CHARLES TOWN — Former Circuit Court Judge Debra McLaughlin, now working as an assistant prosecutor in Jefferson County, is a candidate for the vacancy that will be created with Judge Christopher Wilkes’ retirement.

Family court judge David A. Camilletti of Charles Town is another candidate for the job as is Anthony Delligatti, Wilkes’s son-in-law and the husband of Berkeley County Prosecutor Catie Wilkes Delligatti.

Wilkes’ retirement takes effect Thursday, the same day that interviews for the job are scheduled in Morgantown, according to the governor’s office.

Camilletti, a family court judge in the Panhandle since 2015, holds a bachelor’s degree in history from West Virginia University and also earned his law degree at the Morgantown school.

The 62-year-old was a candidate last year in the race to serve out the rest of Judge Gray Silver III’s eight-year term as a 23rd Judicial Circuit judge.

R. Steven Redding, the Martinsburg attorney appointed to the job by Gov. Jim Justice four months before the election, ended up finishing ahead in the three-county race.

The deadline to apply to replace Wilkes came Jan. 18.

Anthony Delligatti formerly worked at Skinner Law Firm in Charles Town and now is an associate with the Charleston-based firm Pullin, Fowler, Flanagan, Brown & Poe.

Born in Fairmont, he earned a sociology degree from WVU before completing a law degree there in 2013. He also holds a master’s degree in criminal justice from Temple University and a master’s in political science from WVU.

In mid-2017, Justice selected McLaughlin, a Virginia native who’d been serving as the elected prosecutor for Morgan County for 15 years, to replace Judge John Yoder.

He’d died at age 66 on June 9, 2017, a few weeks after heart surgery.

In the spring of 2018, McLaughlin, now 51, lost her bid to stay on the bench when more voters backed David Hammer in the nonpartisan race. Later that year, she joined Prosecutor Matt Harvey’s office in Charles Town.

Now Justice is set to again to appoint a judge to hear cases in Jefferson, Berkeley and Morgan counties.

Other candidates for the appointment: Richard Stephens, a Berkeley County magistrate, and lawyers Nick Colvin, Christine Glover, Stephen Groh and Joseph Kinser.
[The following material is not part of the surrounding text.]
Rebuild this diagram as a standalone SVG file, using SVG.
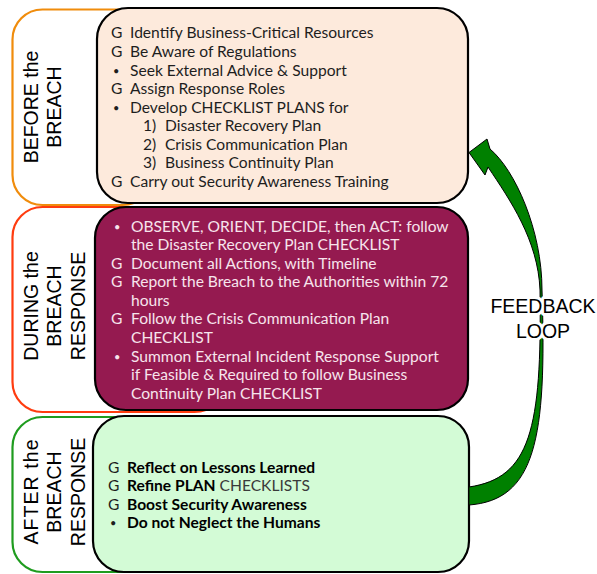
<svg xmlns="http://www.w3.org/2000/svg" width="597" height="574" viewBox="0 0 597 574">
<style>
.outer{fill:#fff;stroke-width:2.2}
.inner{stroke:#000;stroke-width:2.2}
.t{font-family:Lato,"Open Sans","Liberation Sans",sans-serif;font-size:15.6px}
.bu{font-size:11px}
.dark{fill:#1e1e1e}
.light{fill:#f7e4ec}
.b{font-weight:bold;fill:#000}
.lab{font-family:"Liberation Sans",Arial,sans-serif;font-size:19.5px;fill:#000}
.fb{font-family:"Liberation Sans",Arial,sans-serif;font-size:19.5px;fill:#000;stroke:#fff;stroke-width:6;paint-order:stroke;stroke-linejoin:round;text-anchor:middle}
</style>
<rect width="597" height="574" fill="#fff"/>
<g id="outer-before"><rect class="outer" x="12.5" y="9.5" width="140" height="195.5" rx="30" stroke="#f08c0c"/></g>
<g id="outer-during"><rect class="outer" x="12.5" y="207" width="212" height="205" rx="30" stroke="#ff3c0f"/></g>
<g id="outer-after"><rect class="outer" x="12.5" y="417" width="140" height="155" rx="30" stroke="#1f9c1f"/></g>
<g id="before">
<rect class="inner" x="97" y="8" width="371" height="195" rx="31" fill="#fdeadc"/>
<g class="t dark">
<text x="111" y="38">G</text><text x="130" y="38">Identify Business-Critical Resources</text>
<text x="111" y="57">G</text><text x="130" y="57">Be Aware of Regulations</text>
<text class="bu" x="113" y="75">•</text><text x="130" y="76">Seek External Advice &amp; Support</text>
<text x="111" y="94">G</text><text x="130" y="94">Assign Response Roles</text>
<text class="bu" x="113" y="112">•</text><text x="130" y="113">Develop CHECKLIST PLANS for</text>
<text x="143" y="131">1)</text><text x="165" y="131">Disaster Recovery Plan</text>
<text x="143" y="150">2)</text><text x="165" y="150">Crisis Communication Plan</text>
<text x="143" y="168">3)</text><text x="165" y="168">Business Continuity Plan</text>
<text x="111" y="187">G</text><text x="130" y="187">Carry out Security Awareness Training</text>
</g>
<text class="lab" transform="translate(38,107) rotate(-90)" text-anchor="middle">BEFORE the</text>
<text class="lab" transform="translate(61,107) rotate(-90)" text-anchor="middle">BREACH</text>
</g>
<g id="during">
<rect class="inner" x="95" y="207" width="373" height="203" rx="31" fill="#951a50"/>
<g class="t light">
<text class="bu" x="114" y="231">•</text><text x="131" y="232">OBSERVE, ORIENT, DECIDE, then ACT: follow</text>
<text x="131" y="250">the Disaster Recovery Plan CHECKLIST</text>
<text x="111" y="269">G</text><text x="131" y="269">Document all Actions, with Timeline</text>
<text x="111" y="287">G</text><text x="131" y="287">Report the Breach to the Authorities within 72</text>
<text x="131" y="306">hours</text>
<text x="111" y="324">G</text><text x="131" y="324">Follow the Crisis Communication Plan</text>
<text x="131" y="343">CHECKLIST</text>
<text class="bu" x="114" y="361">•</text><text x="131" y="362">Summon External Incident Response Support</text>
<text x="131" y="380">if Feasible &amp; Required to follow Business</text>
<text x="131" y="399">Continuity Plan CHECKLIST</text>
</g>
<text class="lab" transform="translate(38,306) rotate(-90)" text-anchor="middle">DURING the</text>
<text class="lab" transform="translate(61,306) rotate(-90)" text-anchor="middle">BREACH</text>
<text class="lab" transform="translate(85,306) rotate(-90)" text-anchor="middle">RESPONSE</text>
</g>
<g id="after">
<rect class="inner" x="93" y="416" width="376" height="156" rx="31" fill="#d3fbd6"/>
<g class="t">
<text class="dark" x="108" y="473">G</text><text class="b" x="127" y="473">Reflect on Lessons Learned</text>
<text class="dark" x="108" y="491">G</text><text x="127" y="491"><tspan class="b">Refine PLAN</tspan><tspan fill="#3a3a3a"> CHECKLISTS</tspan></text>
<text class="dark" x="108" y="510">G</text><text class="b" x="127" y="510">Boost Security Awareness</text>
<text class="dark bu" x="110" y="527">•</text><text class="b" x="127" y="528">Do not Neglect the Humans</text>
</g>
<text class="lab" transform="translate(38,492) rotate(-90)" text-anchor="middle" textLength="105" lengthAdjust="spacing">AFTER  the</text>
<text class="lab" transform="translate(61,492) rotate(-90)" text-anchor="middle">BREACH</text>
<text class="lab" transform="translate(85,492) rotate(-90)" text-anchor="middle">RESPONSE</text>
</g>
<g id="connectors">
<path d="M469,487 C530,478 542,430 540,290 C538,240 510,200 488,167 L485,175 L469,152.5 L487,139 L490,149 C515,170 542,230 542,290 C547,440 535,500 469,505 Z" fill="#008000" stroke="#000" stroke-width="1" stroke-linejoin="miter"/>
<g id="feedback-label">
<text class="fb" x="543" y="313">FEEDBACK</text>
<text class="fb" x="543" y="338">LOOP</text>
</g>
</g>
</svg>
Colvin and Glover both ran for a 23rd Circuit vacancy in last spring’s election.

Wilkes had sought a Supreme Court seat in November’s statewide election but lost to Tim Armstead, who’d been appointed as an interim justice in the fall.

Wilkes finished third overall with 66,037 votes statewide and was the top vote-getter in Jefferson County, with 10,859.

Wilkes, who has served as a circuit judge since 1993, won re-election in 2000, 2008 and 2016.

He announced his plans to retire in a letter dated Dec. 20. “It has been an honor and a privilege to serve as judge of our circuit for the past 26 years,” he wrote.

Candidates for Wilkes’ job must be 30 or older and state residents for five years or more. They also must have been admitted to practice law in West Virginia for at least a decade.